All entries are to be quoted exactly; the images stay out of the copy.
===== MATERIAL FOR THIS TASK
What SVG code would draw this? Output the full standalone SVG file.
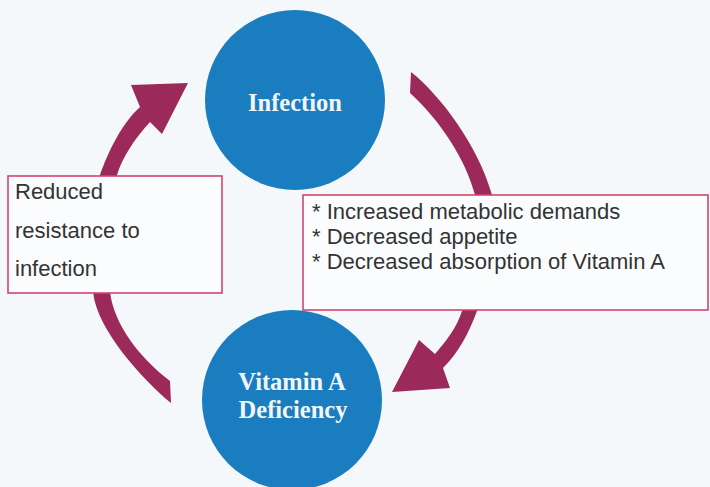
<svg xmlns="http://www.w3.org/2000/svg" width="710" height="487" viewBox="0 0 710 487">
<style>
.bg{fill:#f4f8fa}
.circle{fill:#1a7dbf}
.ctext{font-family:"Liberation Serif","Times New Roman",serif;font-weight:bold;font-size:24.5px;fill:#f2f6f8;text-anchor:middle}
.box{fill:#fbfcfd;stroke:#d2456f;stroke-width:1.6}
.btext{font-family:"Liberation Sans",Arial,sans-serif;font-size:22px;fill:#333}
.arrow{fill:#9b2a5b}
</style>
<rect class="bg" x="0" y="0" width="710" height="487"/>
<g id="connectors">
<path id="arrow-infection-to-deficiency" class="arrow" d="M 411,72 C 440,95 478,145 492,195 C 502,232 490,280 477,311 C 468,335 458,353 443,368 L 450,388 L 392,392 L 419,340 L 435,354 C 447,340 457,327 462,311 C 472,280 484,235 475,195 C 466,160 440,120 410,93 Z"/>
<path id="arrow-deficiency-to-infection" class="arrow" d="M 171,403 C 143,380 97,330 93,292 C 89,260 92,205 100,175 C 108,152 122,123 140,107 L 131,85 L 188,83 L 162,134 L 150,122 C 135,138 122,158 117,175 C 111,200 106,255 110,292 C 114,325 140,358 170,381 Z"/>
</g>
<g id="node-infection">
<circle class="circle" cx="295" cy="100" r="90"/>
<text class="ctext" x="295" y="111">Infection</text>
</g>
<g id="node-vitamin-a-deficiency">
<circle class="circle" cx="292" cy="400" r="90"/>
<text class="ctext" x="292" y="390">Vitamin A</text>
<text class="ctext" x="293" y="418">Deficiency</text>
</g>
<g id="node-reduced-resistance">
<rect class="box" x="8" y="176" width="214" height="117"/>
<text class="btext" x="15" y="199" font-size="21.5">Reduced</text>
<text class="btext" x="15" y="238" font-size="21.5">resistance to</text>
<text class="btext" x="15" y="276" font-size="21.5">infection</text>
</g>
<g id="node-infection-effects">
<rect class="box" x="303" y="195" width="405" height="115"/>
<text class="btext" x="312" y="219">* Increased metabolic demands</text>
<text class="btext" x="312" y="244">* Decreased appetite</text>
<text class="btext" x="312" y="269">* Decreased absorption of Vitamin A</text>
</g>
</svg>
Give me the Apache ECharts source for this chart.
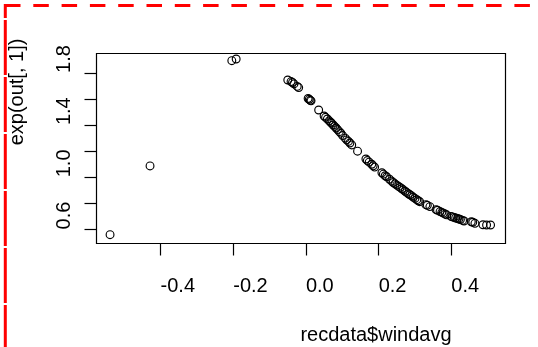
==========
FULL OUTPUT:
What SVG code would draw this? Output the full standalone SVG file.
<svg xmlns="http://www.w3.org/2000/svg" width="710" height="487" viewBox="0 0 710 487">
<style>
.bg{fill:#f4f8fa}
.circle{fill:#1a7dbf}
.ctext{font-family:"Liberation Serif","Times New Roman",serif;font-weight:bold;font-size:24.5px;fill:#f2f6f8;text-anchor:middle}
.box{fill:#fbfcfd;stroke:#d2456f;stroke-width:1.6}
.btext{font-family:"Liberation Sans",Arial,sans-serif;font-size:22px;fill:#333}
.arrow{fill:#9b2a5b}
</style>
<rect class="bg" x="0" y="0" width="710" height="487"/>
<g id="connectors">
<path id="arrow-infection-to-deficiency" class="arrow" d="M 411,72 C 440,95 478,145 492,195 C 502,232 490,280 477,311 C 468,335 458,353 443,368 L 450,388 L 392,392 L 419,340 L 435,354 C 447,340 457,327 462,311 C 472,280 484,235 475,195 C 466,160 440,120 410,93 Z"/>
<path id="arrow-deficiency-to-infection" class="arrow" d="M 171,403 C 143,380 97,330 93,292 C 89,260 92,205 100,175 C 108,152 122,123 140,107 L 131,85 L 188,83 L 162,134 L 150,122 C 135,138 122,158 117,175 C 111,200 106,255 110,292 C 114,325 140,358 170,381 Z"/>
</g>
<g id="node-infection">
<circle class="circle" cx="295" cy="100" r="90"/>
<text class="ctext" x="295" y="111">Infection</text>
</g>
<g id="node-vitamin-a-deficiency">
<circle class="circle" cx="292" cy="400" r="90"/>
<text class="ctext" x="292" y="390">Vitamin A</text>
<text class="ctext" x="293" y="418">Deficiency</text>
</g>
<g id="node-reduced-resistance">
<rect class="box" x="8" y="176" width="214" height="117"/>
<text class="btext" x="15" y="199" font-size="21.5">Reduced</text>
<text class="btext" x="15" y="238" font-size="21.5">resistance to</text>
<text class="btext" x="15" y="276" font-size="21.5">infection</text>
</g>
<g id="node-infection-effects">
<rect class="box" x="303" y="195" width="405" height="115"/>
<text class="btext" x="312" y="219">* Increased metabolic demands</text>
<text class="btext" x="312" y="244">* Decreased appetite</text>
<text class="btext" x="312" y="269">* Decreased absorption of Vitamin A</text>
</g>
</svg>
Give me the Apache ECharts source for this chart.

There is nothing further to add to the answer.